Imagine you have a closet full of robots at the ready, my therapist said. Which of your various obligations would you assign to a robot? Which tasks and activities would you reserve for yourself, because you enjoy them too much to delegate them even to a robot who’s better than you?
Her question brought me up short. I’ve been thinking about it ever since.
Would I let my robot make dinner? Hell, yeah, though I kind of do that anyway (if by “robot” you mean “husband”). I love family dinner, and my husband’s an amazing cook, so no robots at the actual table. Homework? Definitely. Carpool? It depends. I hate driving, especially in the early morning, but the kids are their most voluble in the car. I don’t want the robot to have those important and revelatory conversations with them. Would I ask my robot to write my novels for me? If she really could do it better, then I might. I wouldn’t let her do my writing every single day, but I’d definitely let her take over on days like today. I wonder how many mornings a week I would consider the prospect of a day spent hunched over a keyboard, sweating myself into a self-hating misery only to produce a constipated paragraph of crappy prose, and then decide to whistle up a robot and take myself out for a walk? Too many, I fear. Would I assign a robot the task of writing screenplays? Not the first draft—those are fun to write—but definitely the rewrites. Robot Ayelet will be in charge of all Hollywood notes calls and revisions. But I wouldn’t cede to her these pages. I’m having too much fun writing them.
What about leisure activities? I’d read my own books and watch my own movies and TV, but Robot Ayelet is headed for the gym. I’d be happy never to waste another minute of my life lifting a hand weight or squatting. (I’m not sure how her fitness would transfer to me, but robotics is a young science, and I’m sure we will figure it out!) I guess I’ll do my own hiking, but not every day. Robot Ayelet and I can split the forest walks down the middle. I wouldn’t let Robot Ayelet near my husband, especially since she’s such a sex goddess.*3
It’s remarkable how clarifying it is to contemplate which parts of my life I’d turn over to Robot Ayelet. We all lead lives of obligation, some of which we can’t avoid. Back to School Night and Pilates are necessary evils. But I work, after all, for myself. If I’d just as soon assign a task to a work robot, maybe I shouldn’t be doing it at all.
Robot Ayelet would never need to microdose. Every one of her days would be really good. She’d be perpetually cheerful, focused, centered. Oh God—the thought suddenly occurs to me—am I microdosing in order to turn myself into Robot Ayelet? No! That can’t be. I don’t want to be a soulless, perpetually cheerful robot!

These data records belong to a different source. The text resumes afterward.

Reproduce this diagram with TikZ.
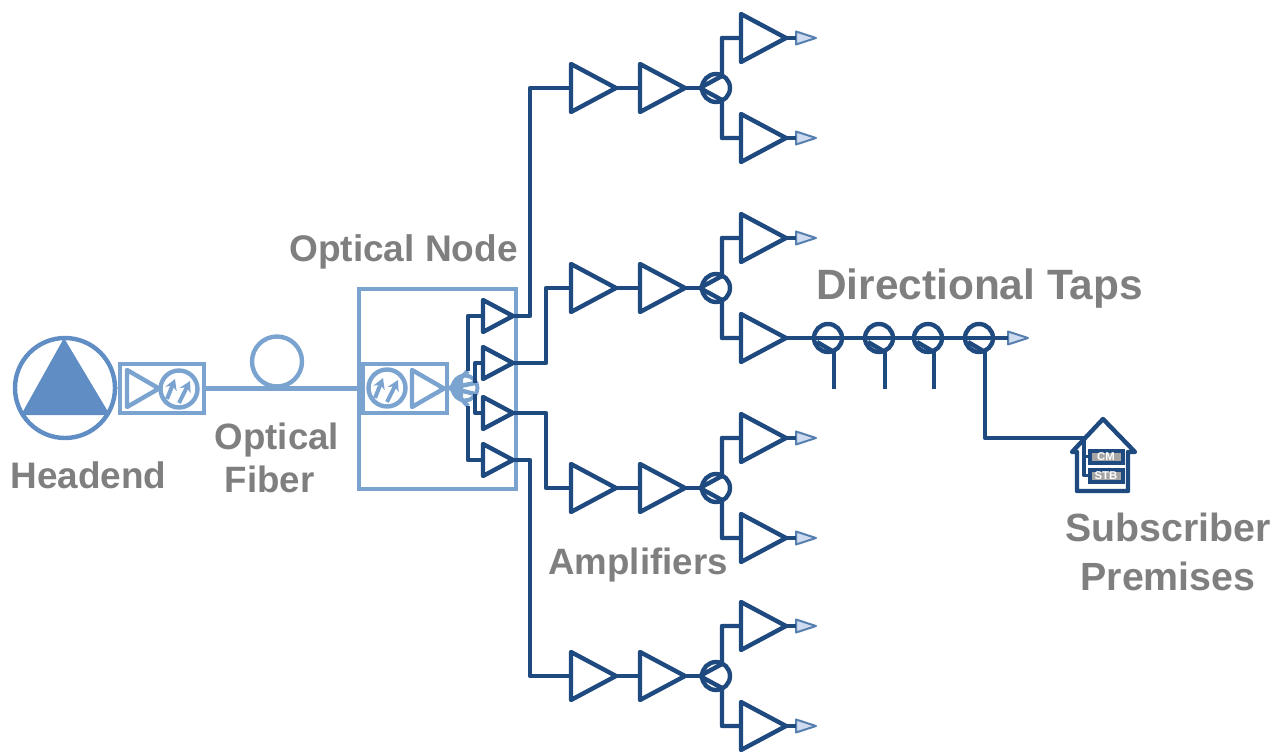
\documentclass[tikz,border=0pt]{standalone}
\usepackage{fontspec}
\setmainfont{Liberation Sans}
\usetikzlibrary{shapes.geometric,arrows.meta}
\definecolor{dkc}{HTML}{1F4A80}
\definecolor{ltc}{HTML}{7BA3CF}
\definecolor{mdc}{HTML}{5F8DC4}
\definecolor{tapf}{HTML}{CFDCEF}
\definecolor{labc}{HTML}{7F7F7F}
\tikzset{
  tri/.style={isosceles triangle,isosceles triangle apex angle=60,isosceles triangle stretches,inner sep=0pt,outer sep=0pt,shape border rotate=0,draw,line join=round},
  amp/.style={tri,draw=dkc,line width=3.3pt,minimum height=45*0.75pt,minimum width=48*0.75pt},
  namp/.style={tri,draw=dkc,line width=3.3pt,minimum height=30*0.75pt,minimum width=32*0.75pt},
  tapend/.style={tri,draw=ltc!60!dkc,fill=tapf,line width=1.5pt,minimum height=20*0.75pt,minimum width=13*0.75pt},
  ring/.style={circle,draw=dkc,line width=3.3pt,inner sep=0pt,minimum size=28*0.75pt},
  dkl/.style={draw=dkc,line width=3.3pt,line join=round},
  ltl/.style={draw=ltc,line width=3.3pt,line join=round},
  lbl/.style={text=labc,inner sep=0pt,align=center},
  dettri/.style={tri,draw=ltc,line width=3.3pt,minimum height=32*0.75pt,minimum width=37*0.75pt},
  det/.style={circle,draw=ltc,line width=3.3pt,inner sep=0pt,minimum size=37*0.75pt},
  ltbox/.style={rectangle,draw=ltc,line width=3.3pt,inner sep=0pt},
  pinbox/.style={rectangle,draw=dkc,line width=3pt,fill=labc!70,inner sep=0pt,minimum width=33*0.75pt,minimum height=12*0.75pt,text=white,font=\bfseries\fontsize{8.5}{9}\selectfont}
}
\newcommand{\detector}[3]{%
  \node[det] (#1) at (#2,#3) {};
  \draw[draw=ltc,line width=3pt,-{Stealth[length=8pt,width=9pt]}] (#2-12,#3+10) -- (#2-4,#3-10);
  \draw[draw=ltc,line width=3pt,-{Stealth[length=8pt,width=9pt]}] (#2,#3+14) -- (#2+11,#3-8);
}
\newcommand{\branch}[2]{%
  \node[amp,anchor=west] (a#1) at (571,#2) {};
  \node[amp,anchor=west] (b#1) at (640,#2) {};
  \node[ring] (s#1) at (716,#2) {};
  \draw[dkl] (a#1.apex) -- (b#1.west);
  \draw[dkl] (b#1.apex) -- (s#1.west);
  \node[amp,anchor=west] (u#1) at (741,#2-50) {};
  \node[amp,anchor=west] (l#1) at (741,#2+50) {};
  \coordinate (sa#1) at (722,#2-12);
  \coordinate (sb#1) at (722,#2+12);
  \draw[dkl] (s#1.west) -- (sa#1) -- (722,#2-50) -- (u#1.west);
  \draw[dkl] (s#1.west) -- (sb#1) -- (722,#2+50) -- (l#1.west);
  \node[tapend,anchor=west] (tu#1) at (796,#2-50) {};
  \draw[dkl] (u#1.apex) -- (tu#1.west);
}
\newcommand{\dirtap}[2]{%
  \node[ring] (d#1) at (#2,338) {};
  \coordinate (di#1) at (#2+6,352);
  \draw[dkl] (#2-11,342) -- (di#1);
}
\begin{document}
\begin{tikzpicture}[x=0.75pt,y=-0.75pt]
\useasboundingbox (0,0) rectangle (1275,752);
% headend
\node[circle,draw=mdc,line width=3.3pt,inner sep=0pt,minimum size=100*0.75pt] (he) at (65,388) {};
\fill[mdc,line join=round] (64,338) -- (110,415) -- (21,415) -- cycle;
\node[ltbox,minimum width=84*0.75pt,minimum height=49*0.75pt] (tx) at (162,388.5) {};
\node[dettri,anchor=west] (txa) at (127,388.5) {};
\detector{txd}{179}{389}
\draw[ltl] (he.east) -- (tx.west);
% fibre
\node[circle,draw=ltc,line width=3.3pt,inner sep=0pt,minimum size=50*0.75pt] (loop) at (277,361.5) {};
% node box
\node[ltbox,minimum width=157*0.75pt,minimum height=200*0.75pt] (onode) at (437.5,389) {};
\node[ltbox,minimum width=84*0.75pt,minimum height=49*0.75pt] (rx) at (405,388.5) {};
\detector{rxd}{387}{388}
\node[dettri,anchor=west] (rxa) at (412,388.5) {};
\draw[ltl] (tx.east) -- (rx.west);
% splitter in node
\node[circle,draw=ltc,line width=3pt,inner sep=0pt,minimum size=25*0.75pt] (nsp) at (465,388) {};
\draw[ltl] (rx.east) -- (nsp.west);
\coordinate (f1) at (468,371);
\coordinate (f2) at (475,383);
\coordinate (f3) at (475,394);
\coordinate (f4) at (468,406);
\foreach \f in {f1,f2,f3,f4} \draw[ltl] (nsp.west) -- (\f);
\begin{scope}
\clip (450,370) rectangle (463,406);
\fill[ltc] (nsp.center) circle (12);
\end{scope}
\node[namp,anchor=west] (n1) at (483,316) {};
\node[namp,anchor=west] (n2) at (483,363) {};
\node[namp,anchor=west] (n3) at (483,413) {};
\node[namp,anchor=west] (n4) at (483,460) {};
\draw[dkl] (f1) -- (468,316) -- (n1.west);
\draw[dkl] (f2) -- (475,363) -- (n2.west);
\draw[dkl] (f3) -- (475,413) -- (n3.west);
\draw[dkl] (f4) -- (468,460) -- (n4.west);
% branches
\branch{1}{88}
\branch{2}{288}
\branch{3}{488}
\branch{4}{676}
\draw[dkl] (n1.apex) -- (530,316) -- (530,88) -- (a1.west);
\draw[dkl] (n2.apex) -- (546,363) -- (546,288) -- (a2.west);
\draw[dkl] (n3.apex) -- (546,413) -- (546,488) -- (a3.west);
\draw[dkl] (n4.apex) -- (530,460) -- (530,676) -- (a4.west);
\node[tapend,anchor=west] (tl1) at (796,138) {};
\draw[dkl] (l1.apex) -- (tl1.west);
\node[tapend,anchor=west] (tl3) at (796,538) {};
\draw[dkl] (l3.apex) -- (tl3.west);
\node[tapend,anchor=west] (tl4) at (796,726) {};
\draw[dkl] (l4.apex) -- (tl4.west);
% taps
\dirtap{1}{828}
\dirtap{2}{879}
\dirtap{3}{928}
\dirtap{4}{979}
\node[tapend,anchor=west] (tl2) at (1008,338) {};
\draw[dkl] (l2.apex) -- (tl2.west);
\coordinate (e1) at (834,389);
\coordinate (e2) at (885,389);
\coordinate (e3) at (934,389);
\draw[dkl] (di1) -- (e1);
\draw[dkl] (di2) -- (e2);
\draw[dkl] (di3) -- (e3);
% house
\node[pinbox] (cm) at (1106,456.5) {CM};
\node[pinbox] (stb) at (1106,475.5) {STB};
\draw[dkl] (1077,452) -- (1072,452) -- (1103,419) -- (1135,452) -- (1128,452) -- (1128,491) -- (1077,491) -- cycle;
\coordinate (hj) at (1084,438);
\draw[dkl] (di4) -- (985,438) -- (hj);
\draw[dkl,line width=2.5pt] (hj) -- (1084,475.5) -- (stb.west);
\draw[dkl,line width=2.5pt] (1084,456.5) -- (cm.west);
% labels
\node[lbl,font=\bfseries\fontsize{27.8}{32}\selectfont] (tn) at (403.5,252) {Optical Node};
\node[lbl,font=\bfseries\fontsize{27.5}{32}\selectfont] (tf) at (277,458) {Optical\\Fiber\hspace*{11pt}};
\node[lbl,font=\bfseries\fontsize{27.7}{30}\selectfont] (th) at (88.5,475) {Headend};
\node[lbl,font=\bfseries\fontsize{31.8}{35}\selectfont] (td) at (979.5,288.5) {Directional Taps};
\node[lbl,font=\bfseries\fontsize{27.5}{30}\selectfont] (ta) at (638,565) {Amplifiers};
\node[lbl,font=\bfseries\fontsize{29.5}{37}\selectfont] (ts) at (1168,552) {Subscriber\\Premises};
\end{tikzpicture}
\end{document}
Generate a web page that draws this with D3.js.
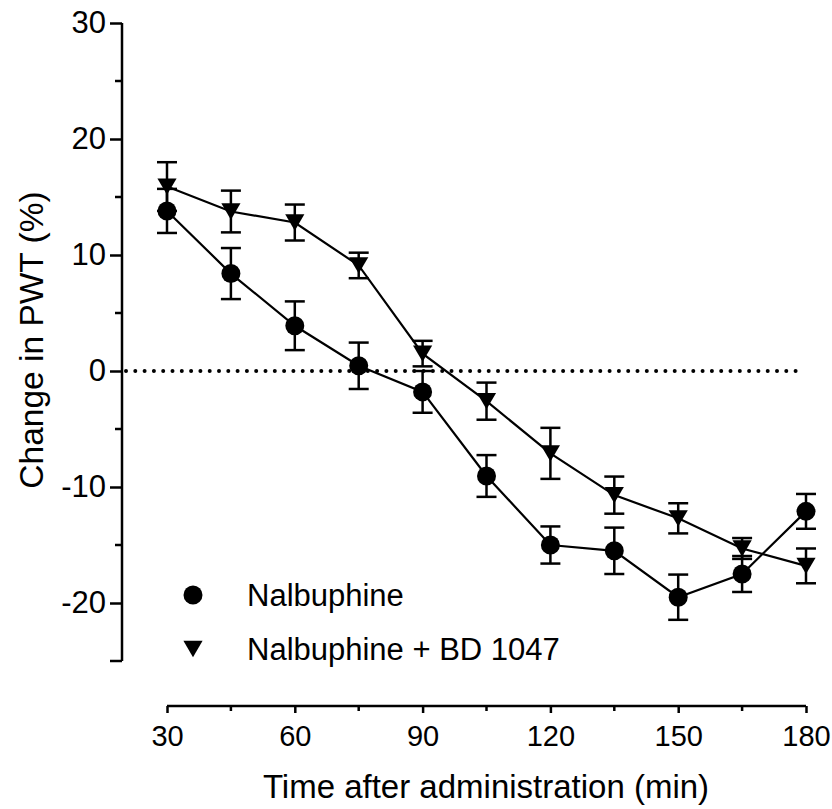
<!DOCTYPE html>
<html>
<head>
  <script src="https://cdnjs.cloudflare.com/ajax/libs/d3/7.8.5/d3.min.js"></script>
  <style>
    body { margin: 0; background: #fff; }
    svg { display: block; font-family: "Liberation Sans", Arial, sans-serif; }
  </style>
</head>
<body>
<div id="chart"></div>
<script>
// ---- data ----
var times = [30, 45, 60, 75, 90, 105, 120, 135, 150, 165, 180];
var nalbMean = [13.8, 8.4, 3.9, 0.45, -1.8, -9.05, -15.0, -15.5, -19.5, -17.5, -12.1];
var nalbSem  = [1.9, 2.2, 2.1, 2.0, 1.8, 1.8, 1.6, 2.0, 1.95, 1.55, 1.5];
var bdMean   = [15.9, 13.75, 12.8, 9.1, 1.5, -2.6, -7.1, -10.7, -12.7, -15.3, -16.8];
var bdSem    = [2.1, 1.8, 1.55, 1.1, 1.1, 1.6, 2.2, 1.6, 1.3, 0.9, 1.5];
var xTicks = [30, 60, 90, 120, 150, 180];
var xMinor = [45, 75, 105, 135, 165];
var yTicks = [30, 20, 10, 0, -10, -20];
var yMinor = [25, 15, 5, -5, -15, -25];
var seriesNames = ['Nalbuphine', 'Nalbuphine + BD 1047'];

var width = 832, height = 809;
var svg = d3.select('#chart').append('svg')
    .attr('width', width)
    .attr('height', height);

var x = d3.scaleLinear().domain([30, 180]).range([167, 806]);
var y = d3.scaleLinear().domain([-25, 30]).range([661, 23]);
var axisX = 706, axisY = 122;

// down-pointing triangle, centred on its bounding box
var triDown = {
    draw: function(ctx, size) {
        var w = Math.sqrt(size * 2.3), h = w * 0.85;
        ctx.moveTo(-w / 2, -h / 2);
        ctx.lineTo(w / 2, -h / 2);
        ctx.lineTo(0, h / 2);
        ctx.closePath();
    }
};
var circleSym = d3.symbol().type(d3.symbolCircle).size(Math.PI * 9.5 * 9.5);
var triSym = d3.symbol().type(triDown).size(160);

//----------------------------------------
// Y axis
var yAxis = d3.axisLeft(y).tickValues(yTicks).tickSize(12).tickPadding(4)
    .tickFormat(d3.format('d'));
var gy = svg.append('g').attr('transform', 'translate(' + axisY + ',0)').call(yAxis);
gy.select('.domain').remove();
gy.append('line').attr('x1', 0).attr('x2', 0).attr('y1', y(30)).attr('y2', y(-25));
gy.selectAll('.minor').data(yMinor).enter().append('line')
    .attr('x1', function(d) { return d === -25 ? -12 : -7; }).attr('x2', 0)
    .attr('y1', function(d) { return y(d); }).attr('y2', function(d) { return y(d); });
gy.selectAll('line').attr('stroke', '#000').attr('stroke-width', 2.5);
gy.selectAll('text').attr('font-size', 31).attr('fill', '#000')
    .attr('font-family', '"Liberation Sans", Arial, sans-serif')
    .text(function(d) { return d < 0 ? '-' + Math.abs(d) : d; });

//----------------------------------------
// X axis
var xAxis = d3.axisBottom(x).tickValues(xTicks).tickSize(7).tickPadding(12);
var gx = svg.append('g').attr('transform', 'translate(0,' + axisX + ')').call(xAxis);
gx.select('.domain').remove();
gx.append('line').attr('x1', x(30)).attr('x2', x(180)).attr('y1', 0).attr('y2', 0);
gx.selectAll('.minor').data(xMinor).enter().append('line')
    .attr('x1', function(d) { return x(d); }).attr('x2', function(d) { return x(d); })
    .attr('y1', 0).attr('y2', 5);
gx.selectAll('line').attr('stroke', '#000').attr('stroke-width', 2.5);
gx.selectAll('text').attr('font-size', 29).attr('fill', '#000')
    .attr('font-family', '"Liberation Sans", Arial, sans-serif');

// Axis titles
svg.append('text')
    .attr('x', 486).attr('y', 798)
    .attr('text-anchor', 'middle')
    .attr('font-size', 33)
    .text('Time after administration (min)');
svg.append('text')
    .attr('transform', 'translate(43,340) rotate(-90)')
    .attr('text-anchor', 'middle')
    .attr('font-size', 33.5)
    .text('Change in PWT (%)');

//----------------------------------------
// zero reference line (dotted)
svg.append('line')
    .attr('x1', axisY + 4).attr('x2', 802)
    .attr('y1', y(0)).attr('y2', y(0))
    .attr('stroke', '#000').attr('stroke-width', 4)
    .attr('stroke-linecap', 'round')
    .attr('stroke-dasharray', '0 9.3');

//----------------------------------------
// series
var series = [
    { name: seriesNames[0], mean: nalbMean, sem: nalbSem, sym: circleSym },
    { name: seriesNames[1], mean: bdMean, sem: bdSem, sym: triSym }
];
var line = d3.line()
    .x(function(d) { return x(d.t); })
    .y(function(d) { return y(d.v); });

series.forEach(function(s) {
    var pts = times.map(function(t, i) { return { t: t, v: s.mean[i], e: s.sem[i] }; });
    var g = svg.append('g');

    // error bars
    var eb = g.selectAll('.eb').data(pts).enter().append('g')
        .attr('stroke', '#000').attr('stroke-width', 2.5);
    eb.append('line')
        .attr('x1', function(d) { return x(d.t); }).attr('x2', function(d) { return x(d.t); })
        .attr('y1', function(d) { return y(d.v + d.e); }).attr('y2', function(d) { return y(d.v - d.e); });
    eb.append('line')
        .attr('x1', function(d) { return x(d.t) - 10; }).attr('x2', function(d) { return x(d.t) + 10; })
        .attr('y1', function(d) { return y(d.v + d.e); }).attr('y2', function(d) { return y(d.v + d.e); });
    eb.append('line')
        .attr('x1', function(d) { return x(d.t) - 10; }).attr('x2', function(d) { return x(d.t) + 10; })
        .attr('y1', function(d) { return y(d.v - d.e); }).attr('y2', function(d) { return y(d.v - d.e); });

    // connecting line
    g.append('path').datum(pts)
        .attr('d', line)
        .attr('fill', 'none').attr('stroke', '#000').attr('stroke-width', 2.2);

    // markers
    g.selectAll('.pt').data(pts).enter().append('path')
        .attr('d', s.sym)
        .attr('transform', function(d) { return 'translate(' + x(d.t) + ',' + y(d.v) + ')'; })
        .attr('fill', '#000');
});

//----------------------------------------
// legend
var legend = svg.append('g');
var legY = [595, 649];
series.forEach(function(s, i) {
    legend.append('path')
        .attr('d', s.sym)
        .attr('transform', 'translate(193,' + legY[i] + ')')
        .attr('fill', '#000');
    legend.append('text')
        .attr('x', 247).attr('y', legY[i] + 11)
        .attr('font-size', 31)
        .text(s.name);
});
</script>
</body>
</html>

There is, however, a way to consider the robot question that’s relevant to my experiment. If the point of microdosing is to look at things in a different way, to learn how to respond to life’s mundane adversities with equanimity rather than irritability, then part of that must be to figure out what things in my life I need to approach differently. The robot dilemma poses the question of what in your life do you value, what gives you satisfaction or joy. Microdosing has given me the space in my mind to consider that question in a way I don’t believe I would have otherwise. I should talk this over with my therapist. I’m going to have to tell her about the experiment. I just hope she doesn’t grade me down.